1) Convert transmittance to absorbance:

A = -\log(T)

A = -\log(0.250) = 0.602

2) Use Beer-Lambert Law:

c = \frac{A}{\varepsilon l}

c = \frac{0.602}{(200)(1.00)} = 3.01 \times 10^{-3}\ \text{mol/L}

Common pitfall: using natural log instead of base-10 log. The standard Beer-Lambert absorbance definition in general chemistry uses base-10.

Calibration curves: how Beer’s Law is used in practice

In real AP-style labs, you often determine an unknown concentration by building a calibration curve:

1. Prepare standards of known concentrations.
2. Measure absorbance for each at a fixed wavelength.
3. Plot A versus c.
4. Fit a line; the slope corresponds to \varepsilon l.
5. Measure A of the unknown and use the line to find c.

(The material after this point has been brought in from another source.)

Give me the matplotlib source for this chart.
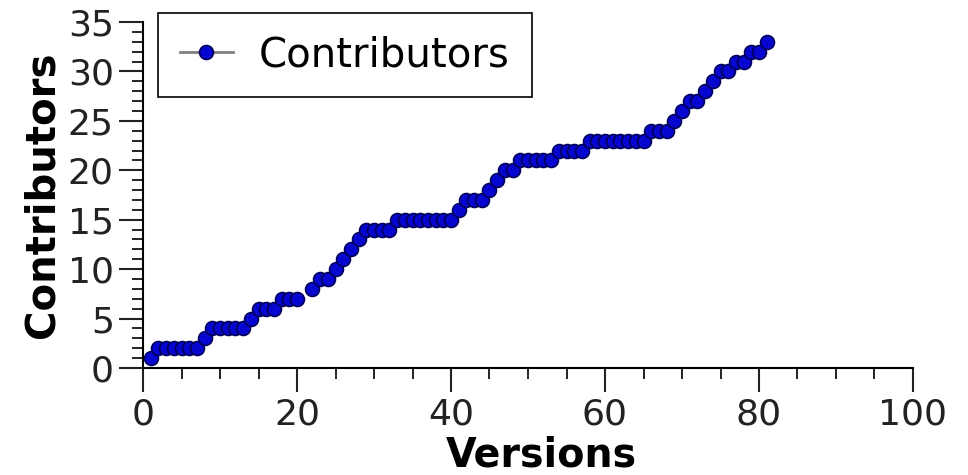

This is especially useful because you don’t always know \varepsilon precisely, and a calibration curve automatically accounts for the instrument and conditions.

A conceptual connection worth remembering: the reason the plot is linear is the same reason doubling the number of absorbing molecules in the light path roughly doubles the probability that photons get absorbed.

Exam Focus

• Typical question patterns:
  • Use A = \varepsilon l c to solve for an unknown concentration or absorbance.
  • Convert between T and A using T = \frac{I}{I_0} and A = -\log(T).
  • Interpret or construct a calibration curve (identify slope meaning, use line to find unknown concentration).
• Common mistakes:
  • Confusing transmittance and absorbance (high A means low T).
  • Forgetting absorbance is logarithmic in intensity but linear in concentration (through Beer’s Law).
  • Using inconsistent units for l or misreading the slope of a calibration plot (slope is \varepsilon l, not just \varepsilon unless l = 1.00\ \text{cm}).